◆ **Plotting code records**
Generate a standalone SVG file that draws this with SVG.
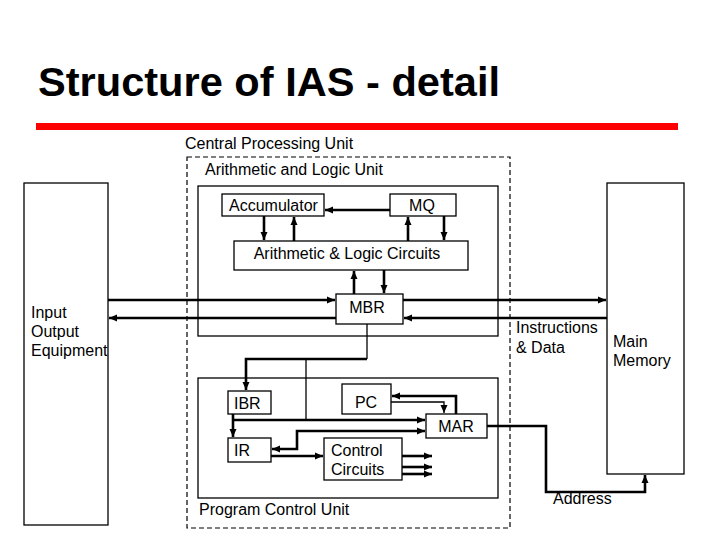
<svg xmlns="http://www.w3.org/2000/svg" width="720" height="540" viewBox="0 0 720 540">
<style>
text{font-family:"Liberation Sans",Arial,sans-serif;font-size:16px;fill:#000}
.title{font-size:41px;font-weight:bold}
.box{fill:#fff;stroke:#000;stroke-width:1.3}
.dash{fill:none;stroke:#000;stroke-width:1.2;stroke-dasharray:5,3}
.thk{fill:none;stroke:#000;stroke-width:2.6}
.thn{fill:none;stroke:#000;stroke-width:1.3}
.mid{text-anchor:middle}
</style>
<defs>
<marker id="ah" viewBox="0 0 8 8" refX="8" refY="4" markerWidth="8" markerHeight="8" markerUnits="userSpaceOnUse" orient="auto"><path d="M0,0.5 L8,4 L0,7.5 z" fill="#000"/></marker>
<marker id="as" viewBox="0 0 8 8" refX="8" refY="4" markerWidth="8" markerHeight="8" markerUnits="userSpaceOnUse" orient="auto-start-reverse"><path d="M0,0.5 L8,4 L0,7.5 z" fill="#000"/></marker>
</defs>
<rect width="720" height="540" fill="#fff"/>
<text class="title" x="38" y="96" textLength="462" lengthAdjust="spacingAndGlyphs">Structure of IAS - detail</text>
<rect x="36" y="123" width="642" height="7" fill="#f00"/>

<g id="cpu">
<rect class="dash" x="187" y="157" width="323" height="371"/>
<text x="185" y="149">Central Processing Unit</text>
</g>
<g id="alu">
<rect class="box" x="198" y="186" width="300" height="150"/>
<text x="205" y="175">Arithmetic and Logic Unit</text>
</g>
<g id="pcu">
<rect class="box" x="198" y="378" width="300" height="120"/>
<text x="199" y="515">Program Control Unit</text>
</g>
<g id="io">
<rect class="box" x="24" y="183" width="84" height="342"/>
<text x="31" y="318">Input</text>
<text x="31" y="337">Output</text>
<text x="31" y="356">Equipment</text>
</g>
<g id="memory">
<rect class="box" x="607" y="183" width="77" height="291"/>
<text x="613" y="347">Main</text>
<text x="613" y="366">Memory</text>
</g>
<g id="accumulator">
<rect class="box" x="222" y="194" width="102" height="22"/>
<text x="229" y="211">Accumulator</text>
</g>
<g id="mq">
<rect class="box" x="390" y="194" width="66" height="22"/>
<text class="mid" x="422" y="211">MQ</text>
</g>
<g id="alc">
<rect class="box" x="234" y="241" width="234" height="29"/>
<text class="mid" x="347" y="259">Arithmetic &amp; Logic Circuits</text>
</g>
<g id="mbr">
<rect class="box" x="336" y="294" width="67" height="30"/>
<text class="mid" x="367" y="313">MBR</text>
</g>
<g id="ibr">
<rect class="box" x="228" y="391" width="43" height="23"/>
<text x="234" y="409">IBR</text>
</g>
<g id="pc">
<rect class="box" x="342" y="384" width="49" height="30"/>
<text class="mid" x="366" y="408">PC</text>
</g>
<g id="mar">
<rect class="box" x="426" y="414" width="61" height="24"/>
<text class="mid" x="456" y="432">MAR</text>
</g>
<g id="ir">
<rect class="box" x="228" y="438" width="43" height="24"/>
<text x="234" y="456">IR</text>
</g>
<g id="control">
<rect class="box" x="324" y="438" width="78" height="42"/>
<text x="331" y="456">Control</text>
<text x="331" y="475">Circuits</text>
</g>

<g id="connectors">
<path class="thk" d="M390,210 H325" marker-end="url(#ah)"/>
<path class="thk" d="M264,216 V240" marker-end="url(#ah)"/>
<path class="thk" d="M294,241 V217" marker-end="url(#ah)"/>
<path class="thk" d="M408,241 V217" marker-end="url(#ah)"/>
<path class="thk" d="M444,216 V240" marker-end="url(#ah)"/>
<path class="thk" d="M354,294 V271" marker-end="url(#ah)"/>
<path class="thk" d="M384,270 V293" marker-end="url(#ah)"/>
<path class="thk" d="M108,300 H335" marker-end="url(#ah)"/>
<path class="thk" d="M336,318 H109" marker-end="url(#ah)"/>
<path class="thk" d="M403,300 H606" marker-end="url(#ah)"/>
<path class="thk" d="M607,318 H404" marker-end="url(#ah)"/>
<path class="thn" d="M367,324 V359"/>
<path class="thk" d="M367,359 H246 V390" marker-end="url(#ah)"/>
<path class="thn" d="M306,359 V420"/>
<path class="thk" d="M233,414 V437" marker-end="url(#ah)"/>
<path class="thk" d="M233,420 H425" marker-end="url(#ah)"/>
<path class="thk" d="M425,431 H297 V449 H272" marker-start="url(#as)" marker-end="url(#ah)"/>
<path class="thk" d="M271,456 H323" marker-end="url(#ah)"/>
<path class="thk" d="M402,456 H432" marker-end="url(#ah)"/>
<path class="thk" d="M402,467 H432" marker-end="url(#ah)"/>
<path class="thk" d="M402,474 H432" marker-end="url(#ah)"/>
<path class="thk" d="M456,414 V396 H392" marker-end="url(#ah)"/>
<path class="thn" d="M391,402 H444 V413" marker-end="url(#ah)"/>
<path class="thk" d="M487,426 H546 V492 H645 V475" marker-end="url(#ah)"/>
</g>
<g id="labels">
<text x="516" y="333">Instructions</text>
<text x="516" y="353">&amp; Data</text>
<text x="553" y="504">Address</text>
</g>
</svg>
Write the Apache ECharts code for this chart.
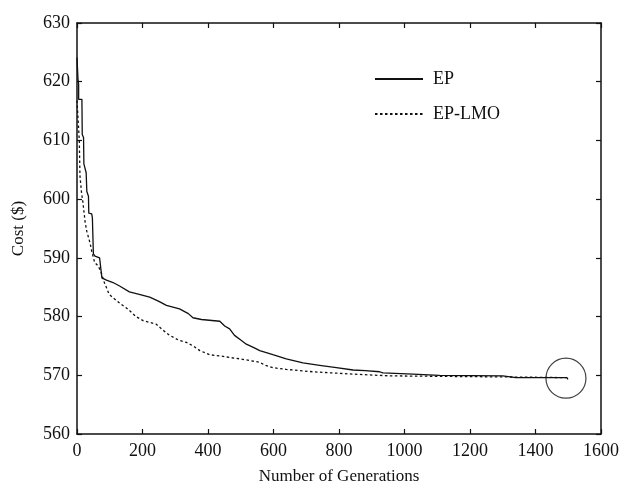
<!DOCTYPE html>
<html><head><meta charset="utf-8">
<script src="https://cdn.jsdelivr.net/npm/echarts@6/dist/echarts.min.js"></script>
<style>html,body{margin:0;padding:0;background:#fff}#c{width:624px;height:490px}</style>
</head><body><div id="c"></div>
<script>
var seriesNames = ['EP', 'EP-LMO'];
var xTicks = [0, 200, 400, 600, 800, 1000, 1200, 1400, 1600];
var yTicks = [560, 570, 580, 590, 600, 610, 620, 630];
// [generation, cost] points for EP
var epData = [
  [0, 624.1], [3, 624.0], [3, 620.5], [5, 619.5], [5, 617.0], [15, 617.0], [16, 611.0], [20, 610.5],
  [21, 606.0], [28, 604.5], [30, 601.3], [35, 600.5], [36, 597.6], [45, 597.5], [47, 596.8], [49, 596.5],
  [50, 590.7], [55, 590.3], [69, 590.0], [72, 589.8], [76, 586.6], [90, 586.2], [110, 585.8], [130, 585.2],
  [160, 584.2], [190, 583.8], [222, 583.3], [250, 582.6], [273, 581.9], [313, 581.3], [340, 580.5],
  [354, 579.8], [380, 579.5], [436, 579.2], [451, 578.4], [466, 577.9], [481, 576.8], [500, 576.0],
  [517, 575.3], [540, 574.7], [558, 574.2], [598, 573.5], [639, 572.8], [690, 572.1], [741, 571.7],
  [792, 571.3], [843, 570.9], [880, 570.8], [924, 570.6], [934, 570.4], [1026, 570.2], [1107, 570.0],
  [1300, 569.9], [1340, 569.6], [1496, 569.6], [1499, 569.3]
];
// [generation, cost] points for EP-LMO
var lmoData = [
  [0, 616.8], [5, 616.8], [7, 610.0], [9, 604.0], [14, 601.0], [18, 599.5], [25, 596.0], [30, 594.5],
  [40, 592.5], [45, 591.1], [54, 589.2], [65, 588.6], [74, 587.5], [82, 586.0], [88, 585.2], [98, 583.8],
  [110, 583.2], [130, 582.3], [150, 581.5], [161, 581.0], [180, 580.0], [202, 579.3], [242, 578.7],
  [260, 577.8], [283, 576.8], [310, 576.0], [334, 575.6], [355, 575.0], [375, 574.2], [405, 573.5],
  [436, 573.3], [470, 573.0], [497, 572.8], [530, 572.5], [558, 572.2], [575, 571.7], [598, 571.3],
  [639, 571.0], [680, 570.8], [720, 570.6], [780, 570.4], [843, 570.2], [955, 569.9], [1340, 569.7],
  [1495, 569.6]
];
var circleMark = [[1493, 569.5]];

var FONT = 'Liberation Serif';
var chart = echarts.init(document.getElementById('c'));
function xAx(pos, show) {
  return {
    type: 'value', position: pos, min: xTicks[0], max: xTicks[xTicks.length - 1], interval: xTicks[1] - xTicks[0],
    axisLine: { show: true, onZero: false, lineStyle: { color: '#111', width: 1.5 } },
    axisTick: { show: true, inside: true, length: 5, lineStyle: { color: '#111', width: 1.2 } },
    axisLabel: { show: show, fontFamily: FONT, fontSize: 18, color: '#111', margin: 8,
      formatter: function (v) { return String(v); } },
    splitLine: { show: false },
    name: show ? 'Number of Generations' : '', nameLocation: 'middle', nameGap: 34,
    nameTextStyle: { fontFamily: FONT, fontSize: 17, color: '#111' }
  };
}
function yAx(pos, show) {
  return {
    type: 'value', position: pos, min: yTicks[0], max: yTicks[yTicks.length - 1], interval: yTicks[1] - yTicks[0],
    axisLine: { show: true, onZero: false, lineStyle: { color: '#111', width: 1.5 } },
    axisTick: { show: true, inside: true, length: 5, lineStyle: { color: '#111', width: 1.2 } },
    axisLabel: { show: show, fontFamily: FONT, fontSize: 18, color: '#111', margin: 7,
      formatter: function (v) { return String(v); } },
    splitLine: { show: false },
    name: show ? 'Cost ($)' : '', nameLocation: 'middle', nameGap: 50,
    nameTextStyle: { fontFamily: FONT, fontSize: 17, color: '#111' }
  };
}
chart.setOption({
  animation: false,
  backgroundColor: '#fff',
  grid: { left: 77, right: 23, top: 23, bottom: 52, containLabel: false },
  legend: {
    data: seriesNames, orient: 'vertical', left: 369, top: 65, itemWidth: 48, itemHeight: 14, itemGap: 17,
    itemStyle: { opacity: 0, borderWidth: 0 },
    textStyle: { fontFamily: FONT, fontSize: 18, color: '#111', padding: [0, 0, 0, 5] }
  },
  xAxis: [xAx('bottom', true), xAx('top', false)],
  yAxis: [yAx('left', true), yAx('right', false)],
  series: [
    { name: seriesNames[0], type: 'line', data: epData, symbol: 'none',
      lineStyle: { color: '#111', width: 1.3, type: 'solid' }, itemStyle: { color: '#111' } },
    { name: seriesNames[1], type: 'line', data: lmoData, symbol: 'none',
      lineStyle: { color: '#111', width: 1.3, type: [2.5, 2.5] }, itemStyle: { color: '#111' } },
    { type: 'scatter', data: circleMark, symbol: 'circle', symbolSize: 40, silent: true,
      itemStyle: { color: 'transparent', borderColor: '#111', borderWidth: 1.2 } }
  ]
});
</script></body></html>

◆ **TASK PROMPT**
Gather each line in these records that contains the string "this".

◆ **EXPECTED ANSWER**
Generate a standalone SVG file that draws this with SVG.
Write the Apache ECharts code for this chart.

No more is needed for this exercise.